Ranting about creatives here. I have a hard time squaring the idea that there are people who describe themselves as 'Creatives' in their job description. It's fairly short-sighted, given that if I'm going to make any money in the world of freelance journalism I'll have to work in advertising to some extent (sorry, Mr. Hicks). But if I didn't put this in there would be a gaping hole where January 2008's column should be and that wouldn't do at all.
I can think of absolutely nothing to write for the column this month – which should be a subtle indication of the treats in store for the reader. At this (eleventh) hour, several ideas that seemed funny in that happy, innocent time called Before Deadline now crawl wretchedly around the dusty corners of my computer, taunting me. In common with about 96% of Ireland’s columnists, I was about to write about how annoying social networks like Facebook are. I had lots of clever ideas that had been thought up by other, cleverer people – mainly to push the idea of a ‘I’m sorry, I’m going through a tunnel’ function to deal with friend requests that you don’t want to grant but feel obligated for some reason to accept. Then, of course, I realised all originality had leaked from my life and I may as well give up and try to get a new job, maybe as Barry from the Cilit Bang adverts, who I think may be some advanced Japanese robot designed to clean toilets through the use of an irritatingly loud monotone.
I then remembered a conversation from some months ago, with a delightful and blameless lady whose only mistake was introducing me to the career of ‘Creative’. It’s almost too easy to take the proverbial here, because clearly anybody who is able to tie their own shoelaces and operate doors will say, as I did, that these people are dead inside. And perhaps they are. Or possibly, they aren’t, but I think I’m with Hicks on this one. Either way, it wasn’t enough to string out an article, even a fluffy and light one like this, so on I went, scraping barrel after barrel, until I came to that lightning rod of tedium, the ‘new year’ themed box. For the uninitiated, these articles are like a negative of truth for any given year, so if we were going to talk 2007, we might suggest that online social networking is going to crash and burn, and all the hippest areas in town will become a cobweb of multicoloured string as trendsetters take to communicating via tin cans, using carrier pigeons for carbon-friendly transatlantic video conferences.

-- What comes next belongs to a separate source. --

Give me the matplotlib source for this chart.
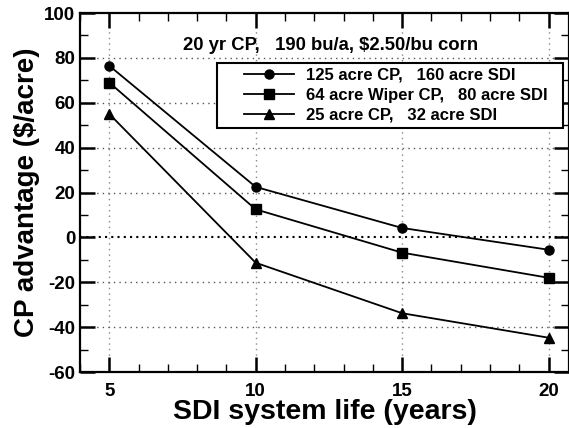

Something like that.
The alternative to the prediction is to parade your new resolutions. Normally, this requires motivation, so it’s an area I’m unfamiliar with. Suffice it to say that I’m inordinately pleased with all my bad habits. They’re like a comfortable armchair, so the idea of reupholstering it doesn’t really grab me. What I can complain about, however, is Christmas shopping. I know that you’re reading this in January and are now cobbling together three pennies and an old button in the hope of feeding yourself until March because you spent all your money on illegally imported iPhones and champagne (or mince pies and novelty ceramics, I don’t know what you do with your money). I understand that you want to forget about the tinsel, the office parties, the uncomfortable silences, the hangovers, but I don’t care. I have to help maintain the good ship Christmas by sourcing Batmen, fairy wands, lego and pink earphones (not all for the same child, happily, otherwise I’d be raising a vigilante hairdresser who moonlights as a civil engineer) and if I have to do it, someone’s going to hear about it. So, first of all, why is it that my children only want toys that don’t exist? There is a conspiracy among toymakers to stop production on anything that I might ever need to buy at the last minute for a small child that doesn’t care about supply-based economics. Ah. I knew I’d find something to rant about if I kept at this long enough. Right. The first thing I hate –.